▶ EXERCISE PROMPT
Copy the lines of the data below exactly, starting at the first and stopping after the line that contains "c.fillText('Carbon (t)', 1051, 59);"; include no pictures.
● ● ● ●
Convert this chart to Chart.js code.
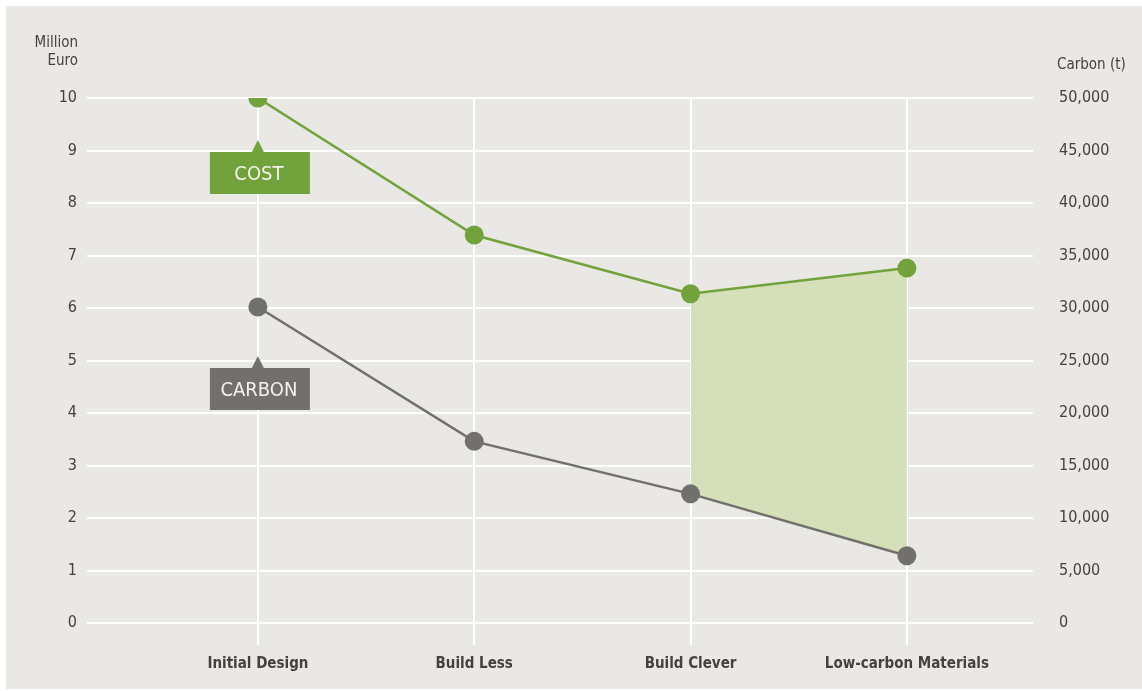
<!DOCTYPE html>
<html>
<head>
<meta charset="utf-8">
<script src="https://cdn.jsdelivr.net/npm/chart.js@4.4.1/dist/chart.umd.min.js"></script>
<style>
  html, body { margin: 0; padding: 0; background: #ffffff; }
  .panel { position: absolute; left: 6px; top: 6px; width: 1136px; height: 683px; background: #e9e8e4; }
</style>
</head>
<body>
<div class="panel"><canvas id="chart"></canvas></div>
<script>
// chart data
var categories = ['Initial Design', 'Build Less', 'Build Clever', 'Low-carbon Materials'];
var costValues = [10, 7.39, 6.27, 6.76];          // Million Euro
var carbonValues = [30100, 17300, 12300, 6400];   // Carbon (t)
var gapStart = 2;                                 // shaded area starts at Build Clever

var GREEN = '#72a23b';
var GREY = '#72706d';
var TEXT = '#45413e';
var FONT = "'DejaVu Sans Condensed', 'Liberation Sans', sans-serif";

function points(vals, from) {
    var out = [];
    for (var i = from; i < vals.length; i++) {
        out.push({ x: i, y: vals[i] });
    }
    return out;
}

var labelsPlugin = {
    id: 'labels',
    afterDraw: function (chart) {
        var c = chart.ctx;
        var x = chart.scales.x, y = chart.scales.y;
        c.save();
        // axis titles
        c.fillStyle = TEXT;
        c.font = "15px " + FONT;
        c.textBaseline = 'middle';
        c.textAlign = 'right';
        c.fillText('Million', 72, 37);
        c.fillText('Euro', 72, 55);
        c.textAlign = 'left';
        c.fillText('Carbon (t)', 1051, 59);

        // COST / CARBON tags
        var cx = x.getPixelForValue(0) + 2;
        var tags = [
            { text: 'COST', color: GREEN, top: y.getPixelForValue(9) + 1.5 },
            { text: 'CARBON', color: GREY, top: y.getPixelForValue(5) + 7.5 }
        ];
        tags.forEach(function (t) {
            c.fillStyle = t.color;
            c.fillRect(cx - 50, t.top, 100, 42);
            c.beginPath();
            c.moveTo(cx - 2 - 6, t.top);
            c.lineTo(cx - 2, t.top - 12);
            c.lineTo(cx - 2 + 6, t.top);
            c.closePath();
            c.fill();
            c.fillStyle = '#f4f2ea';
            c.font = "20px " + FONT;
            c.textAlign = 'center';
            c.textBaseline = 'middle';
            c.fillText(t.text, cx - 1, t.top + 23);
        });
        c.restore();
    }
};

var ctx = document.getElementById('chart').getContext('2d');
var chart = new Chart(ctx, {
    type: 'line',
    data: {
        datasets: [
            {
                label: 'Cost',
                data: points(costValues, 0),
                yAxisID: 'y',
                borderColor: GREEN,
                backgroundColor: GREEN,
                borderWidth: 2.5,
                pointRadius: 9.5,
                pointBorderWidth: 0,
                pointBackgroundColor: GREEN,
                fill: false
            },
            {
                label: 'Carbon',
                data: points(carbonValues, 0),
                yAxisID: 'y1',
                borderColor: GREY,
                backgroundColor: GREY,
                borderWidth: 2.5,
                pointRadius: 9.5,
                pointBorderWidth: 0,
                pointBackgroundColor: GREY,
                fill: false
            },
            {
                label: 'gap',
                data: points(costValues, gapStart),
                yAxisID: 'y',
                borderWidth: 0,
                pointRadius: 0,
                backgroundColor: '#d5dfb9',
                fill: { target: 3 }
            },
            {
                label: 'gapBase',
                data: points(carbonValues, gapStart),
                yAxisID: 'y1',
                borderWidth: 0,
                pointRadius: 0,
                showLine: false,
                fill: false
            }
        ]
    },
    options: {
        responsive: true,
        maintainAspectRatio: false,
        animation: false,
        layout: { padding: { top: 92, left: 0, right: 0, bottom: 0 } },
        plugins: {
            legend: { display: false },
            tooltip: { enabled: false }
        },
        scales: {
            x: {
                type: 'linear',
                min: -0.79,
                max: 3.583,
                afterBuildTicks: function (scale) {
                    scale.ticks = categories.map(function (c, i) { return { value: i }; });
                },
                afterFit: function (scale) { scale.height = 66; },
                grid: { color: '#ffffff', lineWidth: 2, tickLength: 22, drawTicks: true },
                border: { display: false },
                ticks: {
                    autoSkip: false,
                    maxRotation: 0,
                    padding: 10,
                    color: TEXT,
                    font: { family: FONT, size: 15, weight: 'bold' },
                    callback: function (v) { return categories[v]; }
                }
            },
            y: {
                position: 'left',
                min: 0,
                max: 10,
                afterFit: function (scale) { scale.width = 81; },
                grid: { color: '#ffffff', lineWidth: 2, drawTicks: false },
                border: { display: false },
                ticks: {
                    stepSize: 1,
                    padding: 10,
                    color: TEXT,
                    font: { family: FONT, size: 16 }
                }
            },
            y1: {
                position: 'right',
                min: 0,
                max: 50000,
                afterFit: function (scale) { scale.width = 109; },
                grid: { display: false },
                border: { display: false },
                ticks: {
                    stepSize: 5000,
                    padding: 18,
                    color: TEXT,
                    font: { family: FONT, size: 16 },
                    callback: function (v) { return v.toLocaleString('en-US'); }
                }
            }
        }
    },
    plugins: [labelsPlugin]
});
</script>
</body>
</html>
● ● ● ●
▶ ANSWER TO THIS EXERCISE
Convert this chart to Chart.js code.
<!DOCTYPE html>
<html>
<head>
<meta charset="utf-8">
<script src="https://cdn.jsdelivr.net/npm/chart.js@4.4.1/dist/chart.umd.min.js"></script>
<style>
  html, body { margin: 0; padding: 0; background: #ffffff; }
  .panel { position: absolute; left: 6px; top: 6px; width: 1136px; height: 683px; background: #e9e8e4; }
</style>
</head>
<body>
<div class="panel"><canvas id="chart"></canvas></div>
<script>
// chart data
var categories = ['Initial Design', 'Build Less', 'Build Clever', 'Low-carbon Materials'];
var costValues = [10, 7.39, 6.27, 6.76];          // Million Euro
var carbonValues = [30100, 17300, 12300, 6400];   // Carbon (t)
var gapStart = 2;                                 // shaded area starts at Build Clever

var GREEN = '#72a23b';
var GREY = '#72706d';
var TEXT = '#45413e';
var FONT = "'DejaVu Sans Condensed', 'Liberation Sans', sans-serif";

function points(vals, from) {
    var out = [];
    for (var i = from; i < vals.length; i++) {
        out.push({ x: i, y: vals[i] });
    }
    return out;
}

var labelsPlugin = {
    id: 'labels',
    afterDraw: function (chart) {
        var c = chart.ctx;
        var x = chart.scales.x, y = chart.scales.y;
        c.save();
        // axis titles
        c.fillStyle = TEXT;
        c.font = "15px " + FONT;
        c.textBaseline = 'middle';
        c.textAlign = 'right';
        c.fillText('Million', 72, 37);
        c.fillText('Euro', 72, 55);
        c.textAlign = 'left';
        c.fillText('Carbon (t)', 1051, 59);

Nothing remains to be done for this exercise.